Crisis on the High Street but E-commerce points the way forward

The BBC’s three-part documentary ‘Robert Peston Goes Shopping’ made for grim viewing recently, showing the British high street hit since 2007-8 by a perfect storm of recession, very high rents driven by an over-inflated property market and punitive business rates. At the same time, disposable incomes have dropped by 7% in real terms in the period and shoppers have cut their cloth accordingly. Sainsbury’s boss Justin King reported that the average shopping basket dropped by 5% in size in Q1-Q2 2010 and that it is yet to recover, a trend reported widely across the attractions sector this summer and last.

At the same time, out-dated business models from video rental to shoe shops, record stores to Woolworths have been made obsolete in a matter of a couple of years by on-line shopping, a phenomenon which has see the British making 10% of all on-line purchases made world-wide !

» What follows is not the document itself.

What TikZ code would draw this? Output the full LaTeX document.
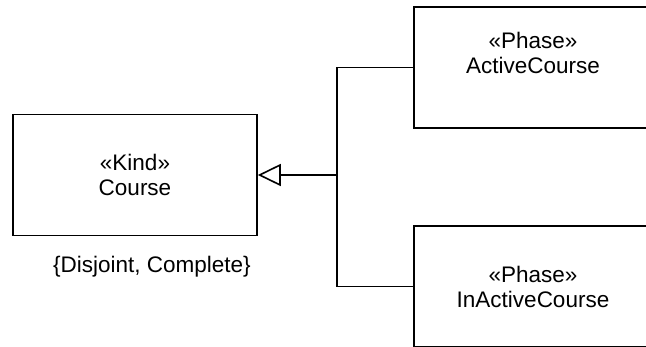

The high street that we knew is unlikely to ever make a comeback and one in seven shops in the UK lies empty according to retail research group, Local Data Co. (@LocalDataCo), a figure that has remained at this level for several years but which is forecast to rise further to as high as 1 in 3 by 2020 as online commerce takes and ever greater hold.

Peston reports that E-shopping is becoming the norm for many, whether home delivery or ‘click and collect’, resulting in unlikely winners such as the Royal Mail, suddenly boosted by a huge rise in demand for parcel delivery of all those Amazon packages and Argos, whose model of on-line catalogue shopping followed up by collect in store has proved immensely popular. Surveys show that over 75% research their purchase online before shopping and will buy that way if the price and convenience is right for them. In the meantime, with penetration of smartphones in the UK mobile market expected to rise to 90% by 2016 and with global tablet sales having risen by 100% in 2012 and still rising, consumers are m-shopping in increasing numbers when they are out in town.33% are already treating shops as showrooms, carrying out a quick price comparison and then ordering on their mobile or tablet to collect in store or have delivered back home, whichever is most convenient.

The UK online fashion retailer, ASOS has been at the forefront of another new phenomenon, utilising S-retail, a business model built almost entirely on social media with users sharing and creating demand for the products themselves at virtually nil cost to ASOS themselves (for example, they are the biggest online retailer in Australia despite never spending a penny on marketing there). The smartest retailers are following them in targeting shoppers using Facebook communities and building Twitter followers, although clearly, this is a strategy that can only work for products that consumers can get enthusiastic about and which they want to engage with. Leisure is just such a product of course and at Petersham Group, we will be looking out for examples in our sector of organisations and businesses that do more than just pay lip service to the opportunities created by social media, both to drive business in the first place and then to retain it and use it to drive repeat visits.

One thing is for sure, the days of attractions and museums spending most of their marketing budget on printed collateral and paid-for advertising are long behind us and those who want to compete in this new environment need to acknowledge and react to these trends and to use their imagination to take advantage of these opportunities.